### STATED PROBLEM
Extract only the lines running from the top of the entries to the line that holds "1990, 1761, 1812]". Include that line and omit the pictures.

### DATA TO USE
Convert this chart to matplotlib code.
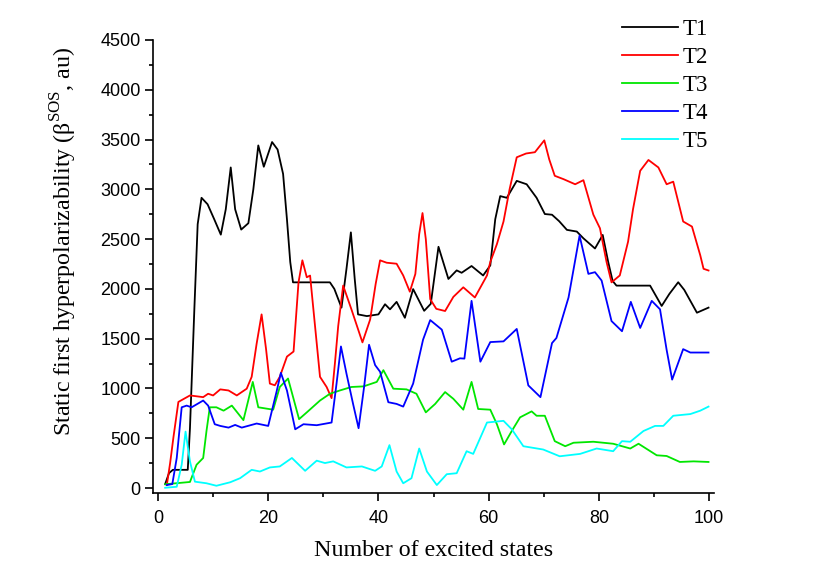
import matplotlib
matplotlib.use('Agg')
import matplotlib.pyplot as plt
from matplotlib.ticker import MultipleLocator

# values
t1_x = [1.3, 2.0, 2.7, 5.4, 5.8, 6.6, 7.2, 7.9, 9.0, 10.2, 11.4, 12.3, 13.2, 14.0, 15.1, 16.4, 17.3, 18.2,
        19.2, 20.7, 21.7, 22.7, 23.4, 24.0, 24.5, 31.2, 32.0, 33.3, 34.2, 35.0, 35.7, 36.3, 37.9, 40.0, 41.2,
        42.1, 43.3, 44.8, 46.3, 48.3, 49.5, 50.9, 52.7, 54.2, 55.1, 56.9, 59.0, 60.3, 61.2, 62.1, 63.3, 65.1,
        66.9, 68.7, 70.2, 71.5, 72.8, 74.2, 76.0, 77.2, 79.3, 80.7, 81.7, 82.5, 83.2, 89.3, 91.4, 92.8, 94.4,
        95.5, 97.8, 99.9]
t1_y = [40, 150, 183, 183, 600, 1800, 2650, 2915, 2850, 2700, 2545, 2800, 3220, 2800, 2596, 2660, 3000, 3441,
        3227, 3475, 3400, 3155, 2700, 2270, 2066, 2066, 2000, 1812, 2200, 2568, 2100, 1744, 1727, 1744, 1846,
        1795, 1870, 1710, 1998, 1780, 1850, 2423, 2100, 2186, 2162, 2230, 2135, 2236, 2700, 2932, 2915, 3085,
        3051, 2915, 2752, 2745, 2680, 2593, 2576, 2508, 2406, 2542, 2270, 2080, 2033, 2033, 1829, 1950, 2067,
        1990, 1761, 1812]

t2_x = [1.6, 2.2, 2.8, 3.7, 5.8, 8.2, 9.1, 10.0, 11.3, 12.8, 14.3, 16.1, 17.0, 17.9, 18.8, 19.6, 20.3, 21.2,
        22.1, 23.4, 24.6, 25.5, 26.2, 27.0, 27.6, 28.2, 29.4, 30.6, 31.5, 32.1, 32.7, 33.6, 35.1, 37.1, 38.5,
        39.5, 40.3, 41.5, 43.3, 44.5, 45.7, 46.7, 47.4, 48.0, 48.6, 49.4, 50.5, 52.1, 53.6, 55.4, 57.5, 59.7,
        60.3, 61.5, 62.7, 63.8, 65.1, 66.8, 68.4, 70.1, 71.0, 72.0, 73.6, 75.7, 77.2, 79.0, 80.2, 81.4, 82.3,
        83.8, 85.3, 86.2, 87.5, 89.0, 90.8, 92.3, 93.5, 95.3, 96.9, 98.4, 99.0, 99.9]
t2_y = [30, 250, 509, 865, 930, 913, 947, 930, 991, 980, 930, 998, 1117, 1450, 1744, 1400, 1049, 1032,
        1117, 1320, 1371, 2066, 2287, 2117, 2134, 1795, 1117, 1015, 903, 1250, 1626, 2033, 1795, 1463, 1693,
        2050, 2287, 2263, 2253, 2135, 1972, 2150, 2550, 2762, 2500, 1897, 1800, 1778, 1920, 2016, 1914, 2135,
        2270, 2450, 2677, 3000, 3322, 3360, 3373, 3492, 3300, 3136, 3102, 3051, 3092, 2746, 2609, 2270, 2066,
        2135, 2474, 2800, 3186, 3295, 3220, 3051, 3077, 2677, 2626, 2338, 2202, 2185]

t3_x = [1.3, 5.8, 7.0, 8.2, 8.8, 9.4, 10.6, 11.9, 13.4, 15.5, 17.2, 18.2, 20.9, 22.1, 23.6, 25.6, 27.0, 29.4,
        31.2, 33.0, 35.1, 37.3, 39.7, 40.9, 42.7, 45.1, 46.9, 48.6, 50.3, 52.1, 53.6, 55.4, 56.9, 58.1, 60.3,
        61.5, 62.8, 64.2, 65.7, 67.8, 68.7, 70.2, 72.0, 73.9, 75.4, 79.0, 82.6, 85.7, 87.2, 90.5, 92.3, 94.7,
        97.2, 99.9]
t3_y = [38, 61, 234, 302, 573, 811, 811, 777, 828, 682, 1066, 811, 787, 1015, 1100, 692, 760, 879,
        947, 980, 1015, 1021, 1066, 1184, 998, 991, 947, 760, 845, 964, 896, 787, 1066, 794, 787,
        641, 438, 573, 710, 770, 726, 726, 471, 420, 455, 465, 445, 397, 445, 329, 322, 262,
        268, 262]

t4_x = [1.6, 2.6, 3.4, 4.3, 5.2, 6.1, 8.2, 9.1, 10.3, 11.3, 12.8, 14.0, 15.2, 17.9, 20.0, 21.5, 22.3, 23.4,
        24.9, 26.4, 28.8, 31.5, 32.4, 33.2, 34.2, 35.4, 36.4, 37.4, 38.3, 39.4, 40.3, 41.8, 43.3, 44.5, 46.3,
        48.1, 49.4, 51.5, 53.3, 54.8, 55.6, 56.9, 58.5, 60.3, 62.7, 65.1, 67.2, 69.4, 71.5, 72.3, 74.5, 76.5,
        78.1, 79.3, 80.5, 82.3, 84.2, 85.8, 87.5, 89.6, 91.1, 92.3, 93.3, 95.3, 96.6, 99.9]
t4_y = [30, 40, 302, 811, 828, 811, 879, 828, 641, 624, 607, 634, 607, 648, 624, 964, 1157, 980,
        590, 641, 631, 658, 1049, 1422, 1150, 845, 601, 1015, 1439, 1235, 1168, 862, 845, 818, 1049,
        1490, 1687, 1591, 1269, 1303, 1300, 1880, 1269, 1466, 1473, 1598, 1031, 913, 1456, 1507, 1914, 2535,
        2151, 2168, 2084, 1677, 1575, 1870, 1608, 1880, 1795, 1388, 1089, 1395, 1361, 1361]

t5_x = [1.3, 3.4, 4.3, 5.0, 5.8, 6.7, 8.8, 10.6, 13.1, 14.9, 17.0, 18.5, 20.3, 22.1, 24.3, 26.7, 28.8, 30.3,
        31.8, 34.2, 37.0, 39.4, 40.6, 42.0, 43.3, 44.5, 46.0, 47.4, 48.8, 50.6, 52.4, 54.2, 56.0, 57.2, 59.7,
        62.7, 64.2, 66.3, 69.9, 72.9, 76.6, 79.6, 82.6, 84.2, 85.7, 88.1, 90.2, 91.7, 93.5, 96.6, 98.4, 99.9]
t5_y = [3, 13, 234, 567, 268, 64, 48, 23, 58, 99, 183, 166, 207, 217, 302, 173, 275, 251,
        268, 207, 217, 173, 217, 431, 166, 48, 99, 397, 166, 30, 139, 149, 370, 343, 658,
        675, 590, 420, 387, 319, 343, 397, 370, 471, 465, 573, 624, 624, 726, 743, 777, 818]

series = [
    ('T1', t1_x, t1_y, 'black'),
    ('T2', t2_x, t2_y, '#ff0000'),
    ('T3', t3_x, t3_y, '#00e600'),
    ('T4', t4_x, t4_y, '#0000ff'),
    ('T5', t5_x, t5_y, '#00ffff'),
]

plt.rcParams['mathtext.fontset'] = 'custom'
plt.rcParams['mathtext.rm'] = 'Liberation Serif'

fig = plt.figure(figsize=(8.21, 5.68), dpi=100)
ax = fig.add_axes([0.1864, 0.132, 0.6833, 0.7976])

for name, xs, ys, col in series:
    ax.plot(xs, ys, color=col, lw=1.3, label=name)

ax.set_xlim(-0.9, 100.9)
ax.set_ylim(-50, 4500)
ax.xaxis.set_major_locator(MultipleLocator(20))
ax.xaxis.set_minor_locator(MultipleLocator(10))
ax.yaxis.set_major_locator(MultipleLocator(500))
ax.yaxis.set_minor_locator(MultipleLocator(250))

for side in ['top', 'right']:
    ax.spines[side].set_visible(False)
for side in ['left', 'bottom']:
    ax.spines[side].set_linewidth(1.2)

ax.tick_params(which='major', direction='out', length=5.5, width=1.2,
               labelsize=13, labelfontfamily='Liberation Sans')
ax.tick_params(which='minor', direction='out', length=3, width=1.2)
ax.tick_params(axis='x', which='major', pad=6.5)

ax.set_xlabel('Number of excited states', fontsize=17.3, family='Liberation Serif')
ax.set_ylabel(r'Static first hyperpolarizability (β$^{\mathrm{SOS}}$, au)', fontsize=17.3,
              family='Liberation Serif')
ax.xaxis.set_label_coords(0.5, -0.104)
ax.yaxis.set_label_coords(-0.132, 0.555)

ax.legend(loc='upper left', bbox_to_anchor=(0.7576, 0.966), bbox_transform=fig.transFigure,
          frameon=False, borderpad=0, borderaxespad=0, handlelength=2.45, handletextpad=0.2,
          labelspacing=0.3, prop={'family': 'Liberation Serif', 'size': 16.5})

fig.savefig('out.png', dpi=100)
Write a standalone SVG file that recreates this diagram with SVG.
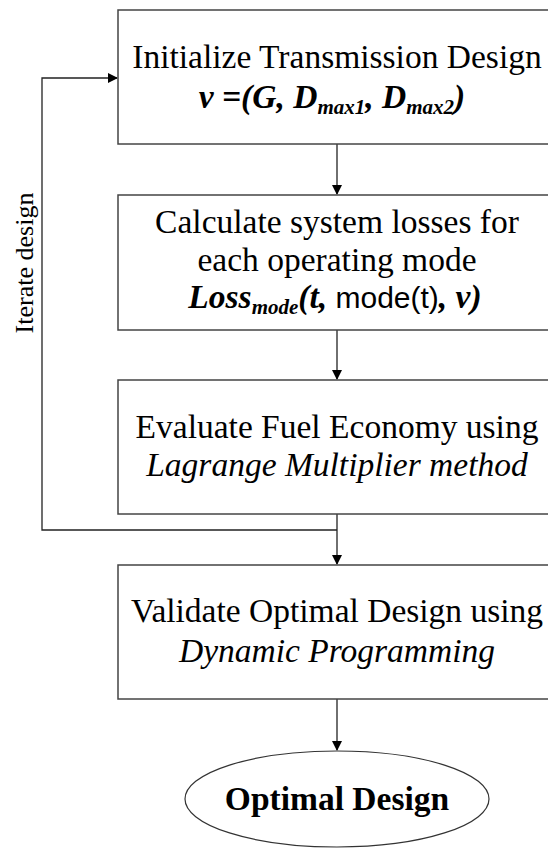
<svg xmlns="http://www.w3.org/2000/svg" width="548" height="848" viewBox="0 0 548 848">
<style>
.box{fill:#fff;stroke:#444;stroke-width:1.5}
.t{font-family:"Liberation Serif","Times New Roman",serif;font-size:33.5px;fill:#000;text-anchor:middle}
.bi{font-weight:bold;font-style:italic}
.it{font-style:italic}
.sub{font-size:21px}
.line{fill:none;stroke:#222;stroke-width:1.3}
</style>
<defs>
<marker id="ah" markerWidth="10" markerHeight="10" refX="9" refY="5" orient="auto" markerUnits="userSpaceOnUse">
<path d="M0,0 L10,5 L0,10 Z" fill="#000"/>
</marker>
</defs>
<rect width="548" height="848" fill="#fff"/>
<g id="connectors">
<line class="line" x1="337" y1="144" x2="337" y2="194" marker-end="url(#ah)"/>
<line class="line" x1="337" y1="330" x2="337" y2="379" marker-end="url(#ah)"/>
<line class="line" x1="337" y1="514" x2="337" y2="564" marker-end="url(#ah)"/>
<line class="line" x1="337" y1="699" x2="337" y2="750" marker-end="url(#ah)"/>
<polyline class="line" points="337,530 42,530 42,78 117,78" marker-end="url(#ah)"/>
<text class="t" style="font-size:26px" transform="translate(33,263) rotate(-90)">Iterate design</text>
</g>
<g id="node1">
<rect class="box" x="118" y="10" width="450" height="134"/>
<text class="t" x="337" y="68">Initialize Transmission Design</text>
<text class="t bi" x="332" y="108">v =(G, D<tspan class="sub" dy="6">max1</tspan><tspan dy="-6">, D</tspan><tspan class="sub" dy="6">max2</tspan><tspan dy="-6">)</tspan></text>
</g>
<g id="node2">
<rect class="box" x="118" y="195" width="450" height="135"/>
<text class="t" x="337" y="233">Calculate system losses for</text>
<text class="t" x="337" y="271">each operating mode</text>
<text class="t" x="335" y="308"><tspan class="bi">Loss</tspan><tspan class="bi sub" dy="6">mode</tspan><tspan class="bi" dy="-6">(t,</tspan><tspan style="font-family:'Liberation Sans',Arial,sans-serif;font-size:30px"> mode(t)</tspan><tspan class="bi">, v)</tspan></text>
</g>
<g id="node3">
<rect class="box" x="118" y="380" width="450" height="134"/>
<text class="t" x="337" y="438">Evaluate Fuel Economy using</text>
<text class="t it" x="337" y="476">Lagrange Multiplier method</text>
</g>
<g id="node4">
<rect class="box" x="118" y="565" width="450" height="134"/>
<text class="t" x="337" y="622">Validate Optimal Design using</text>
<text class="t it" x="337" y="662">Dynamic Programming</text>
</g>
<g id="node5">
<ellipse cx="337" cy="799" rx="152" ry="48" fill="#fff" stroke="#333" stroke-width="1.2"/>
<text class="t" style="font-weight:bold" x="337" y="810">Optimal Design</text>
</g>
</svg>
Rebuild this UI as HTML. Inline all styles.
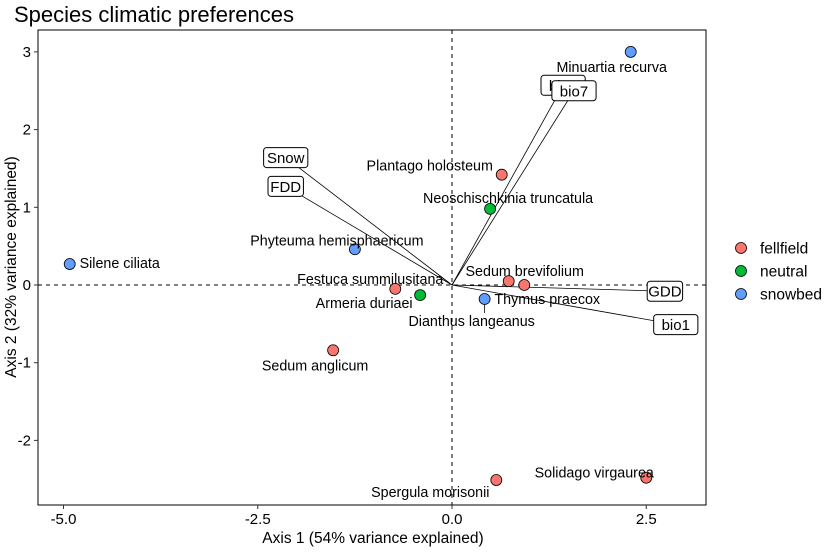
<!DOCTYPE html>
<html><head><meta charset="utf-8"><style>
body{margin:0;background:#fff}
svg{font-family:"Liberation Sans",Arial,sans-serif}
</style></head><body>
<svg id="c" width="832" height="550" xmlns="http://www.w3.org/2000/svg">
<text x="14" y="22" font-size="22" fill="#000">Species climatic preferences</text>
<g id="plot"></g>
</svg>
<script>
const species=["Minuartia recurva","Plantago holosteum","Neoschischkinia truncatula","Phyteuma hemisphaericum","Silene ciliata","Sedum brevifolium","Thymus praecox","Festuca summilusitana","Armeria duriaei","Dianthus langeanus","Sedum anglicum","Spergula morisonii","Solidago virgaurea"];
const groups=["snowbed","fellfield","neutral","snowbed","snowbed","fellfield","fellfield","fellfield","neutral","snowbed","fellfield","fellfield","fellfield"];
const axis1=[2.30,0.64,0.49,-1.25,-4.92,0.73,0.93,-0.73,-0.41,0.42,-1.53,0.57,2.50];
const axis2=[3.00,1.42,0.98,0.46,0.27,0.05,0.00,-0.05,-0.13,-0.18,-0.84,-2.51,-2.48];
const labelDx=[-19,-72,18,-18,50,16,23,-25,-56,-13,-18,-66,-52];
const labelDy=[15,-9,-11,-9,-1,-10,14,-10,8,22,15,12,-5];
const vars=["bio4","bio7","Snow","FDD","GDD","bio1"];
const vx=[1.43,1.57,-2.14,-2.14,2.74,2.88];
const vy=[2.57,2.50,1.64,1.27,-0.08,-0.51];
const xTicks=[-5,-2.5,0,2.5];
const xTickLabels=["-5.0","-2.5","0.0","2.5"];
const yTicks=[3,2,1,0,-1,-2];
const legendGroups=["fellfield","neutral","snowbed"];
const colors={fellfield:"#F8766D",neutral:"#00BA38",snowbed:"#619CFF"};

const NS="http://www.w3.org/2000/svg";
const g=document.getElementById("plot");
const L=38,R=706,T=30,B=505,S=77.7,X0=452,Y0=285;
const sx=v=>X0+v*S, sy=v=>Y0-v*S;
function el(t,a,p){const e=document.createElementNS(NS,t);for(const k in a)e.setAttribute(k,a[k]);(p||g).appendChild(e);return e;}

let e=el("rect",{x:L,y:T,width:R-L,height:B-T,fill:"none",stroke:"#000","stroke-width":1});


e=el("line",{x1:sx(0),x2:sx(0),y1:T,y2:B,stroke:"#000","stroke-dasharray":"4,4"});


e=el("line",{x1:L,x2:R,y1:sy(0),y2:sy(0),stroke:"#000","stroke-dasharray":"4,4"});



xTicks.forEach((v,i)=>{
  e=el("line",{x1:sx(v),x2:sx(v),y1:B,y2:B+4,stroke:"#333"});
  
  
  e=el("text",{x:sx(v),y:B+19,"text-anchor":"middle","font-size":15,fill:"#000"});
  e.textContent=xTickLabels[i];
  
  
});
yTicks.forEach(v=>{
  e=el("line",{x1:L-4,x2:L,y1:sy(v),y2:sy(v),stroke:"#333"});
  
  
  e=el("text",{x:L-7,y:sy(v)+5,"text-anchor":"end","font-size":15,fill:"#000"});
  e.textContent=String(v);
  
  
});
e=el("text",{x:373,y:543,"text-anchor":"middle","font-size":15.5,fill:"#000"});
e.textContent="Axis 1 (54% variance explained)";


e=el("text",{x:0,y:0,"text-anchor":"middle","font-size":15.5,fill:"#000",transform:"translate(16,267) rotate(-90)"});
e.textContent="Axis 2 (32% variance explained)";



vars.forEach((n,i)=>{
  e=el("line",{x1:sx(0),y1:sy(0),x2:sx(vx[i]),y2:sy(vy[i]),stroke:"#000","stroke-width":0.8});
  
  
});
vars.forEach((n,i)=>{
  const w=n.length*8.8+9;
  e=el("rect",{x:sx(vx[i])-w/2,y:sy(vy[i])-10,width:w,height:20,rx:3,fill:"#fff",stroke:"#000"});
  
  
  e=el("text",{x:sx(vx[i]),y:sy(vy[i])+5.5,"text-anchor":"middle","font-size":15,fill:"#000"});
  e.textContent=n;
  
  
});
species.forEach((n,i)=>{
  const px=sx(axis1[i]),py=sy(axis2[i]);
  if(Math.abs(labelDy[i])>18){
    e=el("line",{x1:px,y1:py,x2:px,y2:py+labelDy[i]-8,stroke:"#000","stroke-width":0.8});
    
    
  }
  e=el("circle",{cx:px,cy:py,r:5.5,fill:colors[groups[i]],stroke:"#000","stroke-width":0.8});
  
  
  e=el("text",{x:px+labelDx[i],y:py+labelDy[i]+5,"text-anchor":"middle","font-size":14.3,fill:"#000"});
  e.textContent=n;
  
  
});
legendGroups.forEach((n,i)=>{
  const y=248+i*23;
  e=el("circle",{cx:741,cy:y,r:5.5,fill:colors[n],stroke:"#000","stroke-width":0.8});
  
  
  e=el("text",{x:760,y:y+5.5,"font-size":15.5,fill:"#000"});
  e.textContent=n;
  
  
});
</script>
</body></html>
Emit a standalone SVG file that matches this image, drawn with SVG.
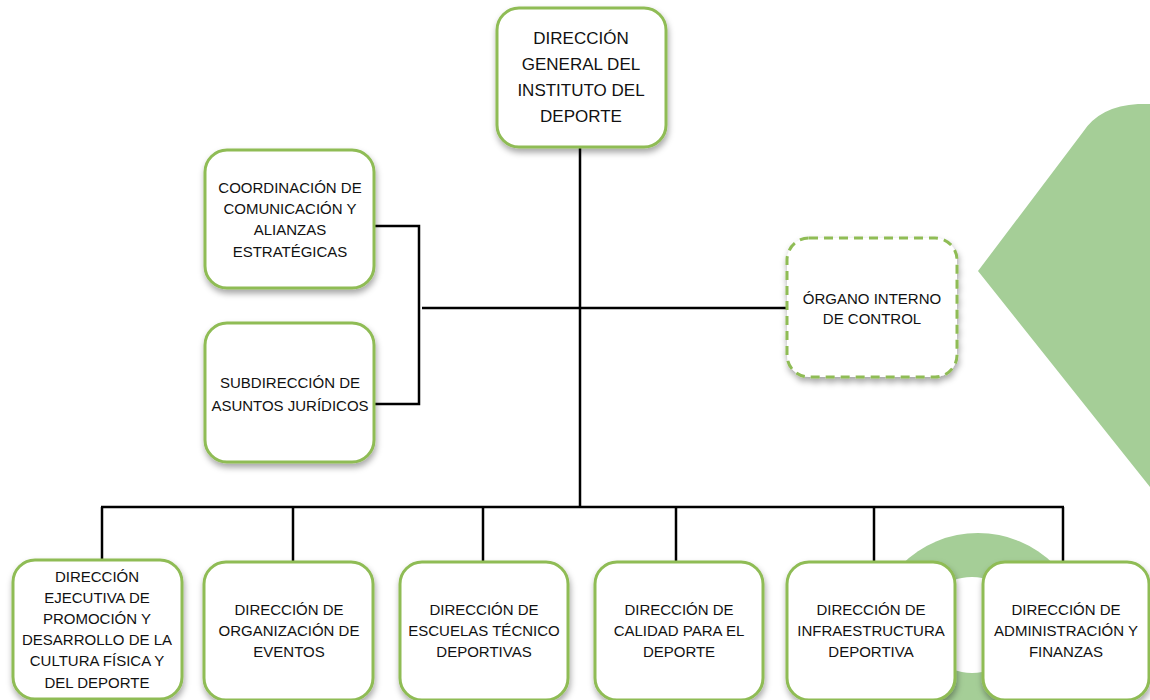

### RESPONSE TO THE TASK
Convert this chart to matplotlib code.
import matplotlib
matplotlib.use('Agg')
import matplotlib.pyplot as plt
from matplotlib.ticker import MultipleLocator

# values
t1_x = [1.3, 2.0, 2.7, 5.4, 5.8, 6.6, 7.2, 7.9, 9.0, 10.2, 11.4, 12.3, 13.2, 14.0, 15.1, 16.4, 17.3, 18.2,
        19.2, 20.7, 21.7, 22.7, 23.4, 24.0, 24.5, 31.2, 32.0, 33.3, 34.2, 35.0, 35.7, 36.3, 37.9, 40.0, 41.2,
        42.1, 43.3, 44.8, 46.3, 48.3, 49.5, 50.9, 52.7, 54.2, 55.1, 56.9, 59.0, 60.3, 61.2, 62.1, 63.3, 65.1,
        66.9, 68.7, 70.2, 71.5, 72.8, 74.2, 76.0, 77.2, 79.3, 80.7, 81.7, 82.5, 83.2, 89.3, 91.4, 92.8, 94.4,
        95.5, 97.8, 99.9]
t1_y = [40, 150, 183, 183, 600, 1800, 2650, 2915, 2850, 2700, 2545, 2800, 3220, 2800, 2596, 2660, 3000, 3441,
        3227, 3475, 3400, 3155, 2700, 2270, 2066, 2066, 2000, 1812, 2200, 2568, 2100, 1744, 1727, 1744, 1846,
        1795, 1870, 1710, 1998, 1780, 1850, 2423, 2100, 2186, 2162, 2230, 2135, 2236, 2700, 2932, 2915, 3085,
        3051, 2915, 2752, 2745, 2680, 2593, 2576, 2508, 2406, 2542, 2270, 2080, 2033, 2033, 1829, 1950, 2067,
        1990, 1761, 1812]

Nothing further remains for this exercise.